More data generated means better analytics, which in turn means better business insights and better products for customers. As Google’s research director Peter Norvig once said: “We don’t have better algorithms — we just have more data.”
What will be the next key data trend that organisations need to focus on?
The next step is IT4.0 — the fourth major IT revolution — and the rise of the edge. This is where data is processed and stored as close to the data source as possible and is being driven by the proliferation of internet of things devices and 5G connectivity. No longer does data have to be sent back to a monolithic, centralised storage centre, organisations can process data where it is being generated: in cell phone towers, on roofs of buildings, in autonomous vehicles. This means organisations will have access to new data sources and new, highly complex and unstructured data types to manage. At the same time, new hybrid architectures incorporating multiple public, private and geo-distributed edge clouds are emerging in order to capture the data opportunity as storage shifts to a decentralised model.
What are the main challenges organisations face when storing data?
As the wealth of data grows, it will continue to be evenly distributed across multiple data centre-, edge- and cloud-storage environments. Data growth and data sprawl are just two of the data management challenges that organisations must grapple with as they adjust their businesses to a world of IT4.0.

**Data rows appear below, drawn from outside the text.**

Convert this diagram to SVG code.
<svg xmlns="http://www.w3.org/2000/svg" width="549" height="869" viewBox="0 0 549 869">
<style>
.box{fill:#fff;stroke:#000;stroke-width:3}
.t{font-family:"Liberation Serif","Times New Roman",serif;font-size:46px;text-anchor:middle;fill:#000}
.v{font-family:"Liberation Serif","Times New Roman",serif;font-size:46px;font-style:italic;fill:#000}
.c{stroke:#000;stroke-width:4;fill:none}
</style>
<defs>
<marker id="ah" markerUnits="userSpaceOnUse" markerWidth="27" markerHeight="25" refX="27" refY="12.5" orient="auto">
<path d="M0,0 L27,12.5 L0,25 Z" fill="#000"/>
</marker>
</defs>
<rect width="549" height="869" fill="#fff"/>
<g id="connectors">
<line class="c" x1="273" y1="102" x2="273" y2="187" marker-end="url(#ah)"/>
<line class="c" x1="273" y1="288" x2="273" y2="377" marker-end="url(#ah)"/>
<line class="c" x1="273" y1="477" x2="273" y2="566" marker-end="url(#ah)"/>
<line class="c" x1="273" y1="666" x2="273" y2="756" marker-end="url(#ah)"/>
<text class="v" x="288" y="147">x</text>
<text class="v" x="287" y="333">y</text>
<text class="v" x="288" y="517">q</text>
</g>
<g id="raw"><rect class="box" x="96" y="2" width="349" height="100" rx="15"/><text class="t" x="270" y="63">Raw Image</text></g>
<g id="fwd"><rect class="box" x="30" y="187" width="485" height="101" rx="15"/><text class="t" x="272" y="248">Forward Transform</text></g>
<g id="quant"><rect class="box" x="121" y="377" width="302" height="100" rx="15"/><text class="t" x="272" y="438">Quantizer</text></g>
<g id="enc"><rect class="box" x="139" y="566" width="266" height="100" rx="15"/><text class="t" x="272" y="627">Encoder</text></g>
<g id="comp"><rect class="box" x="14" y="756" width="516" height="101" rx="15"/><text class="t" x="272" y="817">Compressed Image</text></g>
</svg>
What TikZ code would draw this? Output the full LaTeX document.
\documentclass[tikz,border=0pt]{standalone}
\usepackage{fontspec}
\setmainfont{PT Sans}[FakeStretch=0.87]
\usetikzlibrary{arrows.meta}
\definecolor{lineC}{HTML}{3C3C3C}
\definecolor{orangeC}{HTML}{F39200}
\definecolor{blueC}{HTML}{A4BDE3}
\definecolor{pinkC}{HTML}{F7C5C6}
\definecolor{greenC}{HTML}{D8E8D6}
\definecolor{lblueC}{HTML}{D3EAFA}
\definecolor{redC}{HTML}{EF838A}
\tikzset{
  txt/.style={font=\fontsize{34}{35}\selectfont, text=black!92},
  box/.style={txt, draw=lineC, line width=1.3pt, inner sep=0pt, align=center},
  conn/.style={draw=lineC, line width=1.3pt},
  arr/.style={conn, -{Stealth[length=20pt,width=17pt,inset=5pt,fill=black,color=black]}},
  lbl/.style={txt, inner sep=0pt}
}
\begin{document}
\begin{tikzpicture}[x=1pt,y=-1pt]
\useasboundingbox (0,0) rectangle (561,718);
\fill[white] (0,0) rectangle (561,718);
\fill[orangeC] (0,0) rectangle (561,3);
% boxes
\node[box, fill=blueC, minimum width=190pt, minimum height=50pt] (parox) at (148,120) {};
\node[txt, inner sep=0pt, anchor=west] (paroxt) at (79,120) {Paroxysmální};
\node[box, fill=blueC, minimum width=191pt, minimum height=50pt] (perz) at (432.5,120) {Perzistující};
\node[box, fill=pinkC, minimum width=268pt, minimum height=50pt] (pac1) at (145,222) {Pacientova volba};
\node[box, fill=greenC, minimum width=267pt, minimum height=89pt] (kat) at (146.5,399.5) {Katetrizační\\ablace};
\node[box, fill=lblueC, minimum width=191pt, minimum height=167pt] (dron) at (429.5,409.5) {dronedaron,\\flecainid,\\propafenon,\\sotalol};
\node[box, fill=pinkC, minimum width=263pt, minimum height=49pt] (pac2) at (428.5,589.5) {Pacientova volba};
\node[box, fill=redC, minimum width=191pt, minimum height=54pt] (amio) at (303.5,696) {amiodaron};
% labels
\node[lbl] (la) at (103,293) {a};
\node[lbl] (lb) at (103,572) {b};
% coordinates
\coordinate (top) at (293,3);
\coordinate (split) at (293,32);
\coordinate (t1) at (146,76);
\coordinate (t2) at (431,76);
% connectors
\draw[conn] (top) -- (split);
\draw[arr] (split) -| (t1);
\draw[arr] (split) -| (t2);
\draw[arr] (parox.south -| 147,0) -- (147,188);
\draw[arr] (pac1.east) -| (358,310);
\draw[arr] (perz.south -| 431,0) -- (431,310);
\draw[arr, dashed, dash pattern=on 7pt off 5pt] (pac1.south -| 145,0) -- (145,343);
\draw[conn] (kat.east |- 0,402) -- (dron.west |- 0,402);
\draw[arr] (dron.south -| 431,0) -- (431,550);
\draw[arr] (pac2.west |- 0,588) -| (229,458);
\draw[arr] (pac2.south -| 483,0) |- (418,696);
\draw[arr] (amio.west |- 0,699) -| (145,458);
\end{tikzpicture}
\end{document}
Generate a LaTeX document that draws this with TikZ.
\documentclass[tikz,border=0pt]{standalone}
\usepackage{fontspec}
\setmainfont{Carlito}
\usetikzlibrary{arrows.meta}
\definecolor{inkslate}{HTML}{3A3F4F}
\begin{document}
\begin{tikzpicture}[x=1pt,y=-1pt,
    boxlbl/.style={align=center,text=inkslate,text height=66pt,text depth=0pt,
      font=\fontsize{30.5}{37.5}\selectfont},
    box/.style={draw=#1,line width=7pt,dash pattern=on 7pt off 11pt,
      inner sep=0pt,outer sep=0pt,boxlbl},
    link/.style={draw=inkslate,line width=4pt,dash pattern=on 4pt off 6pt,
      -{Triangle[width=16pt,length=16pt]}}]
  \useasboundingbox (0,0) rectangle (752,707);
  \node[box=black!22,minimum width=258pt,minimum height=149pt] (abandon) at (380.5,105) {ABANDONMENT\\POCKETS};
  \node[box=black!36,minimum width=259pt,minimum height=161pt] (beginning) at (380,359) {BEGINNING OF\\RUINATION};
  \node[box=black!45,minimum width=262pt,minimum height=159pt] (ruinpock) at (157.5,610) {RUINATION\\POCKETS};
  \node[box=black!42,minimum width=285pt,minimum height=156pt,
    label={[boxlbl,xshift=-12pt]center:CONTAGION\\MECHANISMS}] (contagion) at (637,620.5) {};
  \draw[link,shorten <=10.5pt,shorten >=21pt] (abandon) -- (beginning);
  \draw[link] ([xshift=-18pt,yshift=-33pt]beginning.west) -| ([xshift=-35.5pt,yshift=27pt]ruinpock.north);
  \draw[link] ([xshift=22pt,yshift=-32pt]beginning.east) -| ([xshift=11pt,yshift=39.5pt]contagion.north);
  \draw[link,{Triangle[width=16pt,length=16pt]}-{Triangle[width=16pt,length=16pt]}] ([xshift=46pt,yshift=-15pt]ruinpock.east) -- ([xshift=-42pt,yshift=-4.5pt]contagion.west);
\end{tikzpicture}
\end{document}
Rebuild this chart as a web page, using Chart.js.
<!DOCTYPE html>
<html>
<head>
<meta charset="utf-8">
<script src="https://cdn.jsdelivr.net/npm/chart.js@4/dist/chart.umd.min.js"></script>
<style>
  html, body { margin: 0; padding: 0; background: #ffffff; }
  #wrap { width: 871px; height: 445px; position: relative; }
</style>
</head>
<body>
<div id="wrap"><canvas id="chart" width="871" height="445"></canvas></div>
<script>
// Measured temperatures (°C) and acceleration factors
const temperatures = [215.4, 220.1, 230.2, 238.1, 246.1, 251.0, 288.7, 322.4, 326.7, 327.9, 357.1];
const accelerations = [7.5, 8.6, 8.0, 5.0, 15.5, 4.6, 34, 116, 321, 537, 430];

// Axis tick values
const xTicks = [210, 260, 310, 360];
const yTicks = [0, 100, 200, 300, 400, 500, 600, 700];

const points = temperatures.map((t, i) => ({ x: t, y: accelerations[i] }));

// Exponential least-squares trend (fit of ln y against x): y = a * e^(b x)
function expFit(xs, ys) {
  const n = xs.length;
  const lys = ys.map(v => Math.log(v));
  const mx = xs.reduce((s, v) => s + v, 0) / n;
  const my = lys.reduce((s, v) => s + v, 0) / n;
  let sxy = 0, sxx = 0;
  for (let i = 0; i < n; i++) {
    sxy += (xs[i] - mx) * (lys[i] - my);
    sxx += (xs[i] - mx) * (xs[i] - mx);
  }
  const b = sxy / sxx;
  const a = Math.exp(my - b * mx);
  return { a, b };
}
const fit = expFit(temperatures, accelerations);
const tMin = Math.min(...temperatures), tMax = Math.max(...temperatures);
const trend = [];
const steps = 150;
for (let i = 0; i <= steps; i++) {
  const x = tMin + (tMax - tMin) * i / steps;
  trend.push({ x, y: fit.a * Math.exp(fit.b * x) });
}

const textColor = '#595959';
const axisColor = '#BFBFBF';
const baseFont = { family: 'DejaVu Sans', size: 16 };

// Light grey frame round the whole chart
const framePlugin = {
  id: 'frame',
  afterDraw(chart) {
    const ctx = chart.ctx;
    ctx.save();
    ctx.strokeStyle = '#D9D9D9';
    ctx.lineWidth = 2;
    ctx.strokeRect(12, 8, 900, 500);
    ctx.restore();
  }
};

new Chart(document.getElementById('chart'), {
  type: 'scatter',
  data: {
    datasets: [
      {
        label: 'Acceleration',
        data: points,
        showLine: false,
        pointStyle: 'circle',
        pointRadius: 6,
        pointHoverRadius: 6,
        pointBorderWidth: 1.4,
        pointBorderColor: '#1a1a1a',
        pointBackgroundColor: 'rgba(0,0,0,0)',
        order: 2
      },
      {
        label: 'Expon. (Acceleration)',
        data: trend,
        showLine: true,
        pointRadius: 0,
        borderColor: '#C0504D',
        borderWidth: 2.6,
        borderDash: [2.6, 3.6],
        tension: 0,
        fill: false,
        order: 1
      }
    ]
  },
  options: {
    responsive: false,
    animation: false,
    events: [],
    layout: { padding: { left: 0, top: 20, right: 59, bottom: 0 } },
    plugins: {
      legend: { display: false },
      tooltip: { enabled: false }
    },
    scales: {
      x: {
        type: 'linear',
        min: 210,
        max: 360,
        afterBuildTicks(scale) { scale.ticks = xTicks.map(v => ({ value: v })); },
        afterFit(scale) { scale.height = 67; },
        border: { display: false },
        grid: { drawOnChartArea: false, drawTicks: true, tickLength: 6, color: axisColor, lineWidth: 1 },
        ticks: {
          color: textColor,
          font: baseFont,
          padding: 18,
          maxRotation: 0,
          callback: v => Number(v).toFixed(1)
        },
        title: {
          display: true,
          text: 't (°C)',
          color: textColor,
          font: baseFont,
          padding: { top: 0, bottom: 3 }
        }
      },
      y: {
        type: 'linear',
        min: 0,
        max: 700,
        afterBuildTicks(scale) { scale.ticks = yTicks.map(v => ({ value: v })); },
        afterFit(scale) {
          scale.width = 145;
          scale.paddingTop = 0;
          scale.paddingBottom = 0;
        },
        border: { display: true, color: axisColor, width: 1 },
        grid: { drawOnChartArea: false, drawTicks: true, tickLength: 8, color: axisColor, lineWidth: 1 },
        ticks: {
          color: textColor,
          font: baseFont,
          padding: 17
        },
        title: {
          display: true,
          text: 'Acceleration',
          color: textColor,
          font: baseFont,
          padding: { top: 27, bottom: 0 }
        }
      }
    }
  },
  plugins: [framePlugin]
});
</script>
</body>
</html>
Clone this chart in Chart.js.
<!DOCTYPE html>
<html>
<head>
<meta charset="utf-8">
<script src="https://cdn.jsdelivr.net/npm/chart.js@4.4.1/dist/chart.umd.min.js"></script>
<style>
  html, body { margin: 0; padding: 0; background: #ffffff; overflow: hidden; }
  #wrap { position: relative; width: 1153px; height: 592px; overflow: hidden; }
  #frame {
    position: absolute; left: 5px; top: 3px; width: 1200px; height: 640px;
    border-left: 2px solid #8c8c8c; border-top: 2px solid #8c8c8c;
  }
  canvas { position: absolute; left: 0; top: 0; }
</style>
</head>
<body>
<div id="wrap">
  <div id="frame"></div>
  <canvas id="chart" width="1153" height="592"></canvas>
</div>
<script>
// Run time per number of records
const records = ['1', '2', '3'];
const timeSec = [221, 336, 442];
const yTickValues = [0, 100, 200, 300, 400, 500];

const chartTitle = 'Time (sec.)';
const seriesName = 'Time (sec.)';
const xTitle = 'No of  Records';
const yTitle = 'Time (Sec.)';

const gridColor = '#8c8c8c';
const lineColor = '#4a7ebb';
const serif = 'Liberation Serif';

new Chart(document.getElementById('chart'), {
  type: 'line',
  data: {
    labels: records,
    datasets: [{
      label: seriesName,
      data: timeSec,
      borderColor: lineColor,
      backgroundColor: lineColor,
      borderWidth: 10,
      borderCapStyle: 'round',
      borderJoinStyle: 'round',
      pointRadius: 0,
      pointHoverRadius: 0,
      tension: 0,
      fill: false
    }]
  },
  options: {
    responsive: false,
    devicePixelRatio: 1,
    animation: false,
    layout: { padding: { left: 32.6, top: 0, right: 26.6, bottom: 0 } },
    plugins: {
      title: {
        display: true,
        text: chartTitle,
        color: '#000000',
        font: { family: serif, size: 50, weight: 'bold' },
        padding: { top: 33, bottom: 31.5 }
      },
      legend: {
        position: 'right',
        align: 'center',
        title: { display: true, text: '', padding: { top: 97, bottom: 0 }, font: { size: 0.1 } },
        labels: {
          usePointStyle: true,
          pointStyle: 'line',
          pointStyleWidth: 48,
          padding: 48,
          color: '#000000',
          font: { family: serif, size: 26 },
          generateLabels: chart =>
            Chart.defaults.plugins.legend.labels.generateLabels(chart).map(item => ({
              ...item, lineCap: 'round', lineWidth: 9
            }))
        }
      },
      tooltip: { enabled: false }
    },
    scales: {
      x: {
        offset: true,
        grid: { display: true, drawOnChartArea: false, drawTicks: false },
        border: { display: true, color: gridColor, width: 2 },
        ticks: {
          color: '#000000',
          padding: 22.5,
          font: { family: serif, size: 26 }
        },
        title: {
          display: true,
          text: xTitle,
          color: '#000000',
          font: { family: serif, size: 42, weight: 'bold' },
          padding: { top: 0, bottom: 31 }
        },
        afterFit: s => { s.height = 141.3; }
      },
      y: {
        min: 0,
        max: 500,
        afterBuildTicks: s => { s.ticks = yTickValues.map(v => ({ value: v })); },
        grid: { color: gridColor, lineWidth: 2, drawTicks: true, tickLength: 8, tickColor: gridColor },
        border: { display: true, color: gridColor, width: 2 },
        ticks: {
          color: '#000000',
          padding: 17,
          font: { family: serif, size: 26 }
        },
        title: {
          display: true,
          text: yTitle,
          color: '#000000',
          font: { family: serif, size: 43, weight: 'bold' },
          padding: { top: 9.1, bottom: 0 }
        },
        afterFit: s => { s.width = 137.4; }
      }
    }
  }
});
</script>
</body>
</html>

One of the main reasons data is being underutilised today is that the cost of enterprise storage is prohibitively expensive. More efficient, scalable and affordable solutions are needed for organisations who are being asked to do more and store more with less. Another reason is that most of the 180ZB of data that will have been created by 2025 will be machine-generated, unstructured and geographically dispersed.
Management of data across various locations and multiple clouds and platforms is prohibitively complex, especially for IT organisations whose resources are already constrained. Therefore data risks becoming siloed, stranded and unusable.
How can organisations best solve these issues?
To overcome this complexity, organisations need open architectures and new approaches to data management, and simple, easy-to-deploy solutions so they can mobilise, consolidate and analyse data at their required volume and speed.
With the relentless growth of data and the 24/7 cost implications of storing it, today’s multi-cloud solutions and configurations — where each cloud vendor has its own unique tools, policies, cost models and desire to retain customer data within their own ecosystems — are not the answer to the storage cost and complexity challenges. Organisations are forced to compromise in the data economics equation where the cost of storing more data can seem like it outweighs the value that can be derived from it. To address this issue, we believe there needs to be a shift both in paradigm and operational approach.
Instead of a world where we only store what we can afford and manage, we want to create a world where we can store as much data as we want. In this world, closed-off, proprietary architectures are replaced with open, hybrid architectures where data moves freely and efficiently across an organisation, no longer trapped in silos.
What will this ultimately help organisations to achieve?
In this new world of open, hybrid architectures, data stewardship is not constrained within the boundaries of the IT function but instead democratised across interdepartmental teams. This is enabled by a DataOps model which allows full access to disparate datasets, and an environment for AI-powered innovation, paving the way for predictive insights that drive digital transformation and competitive advantage.
Seagate is uniquely positioned to help solve these operational and architectural data management challenges. We have been a technology company innovation leader for more than four decades. Our entire product roadmap is based around the vision of building a frictionless future for the world’s data through open, edge-to-cloud data management solutions. Partnering with our customers to reduce the cost and complexity of their infrastructure, we enable them to store more data, create more value from it and ultimately win in the data economy.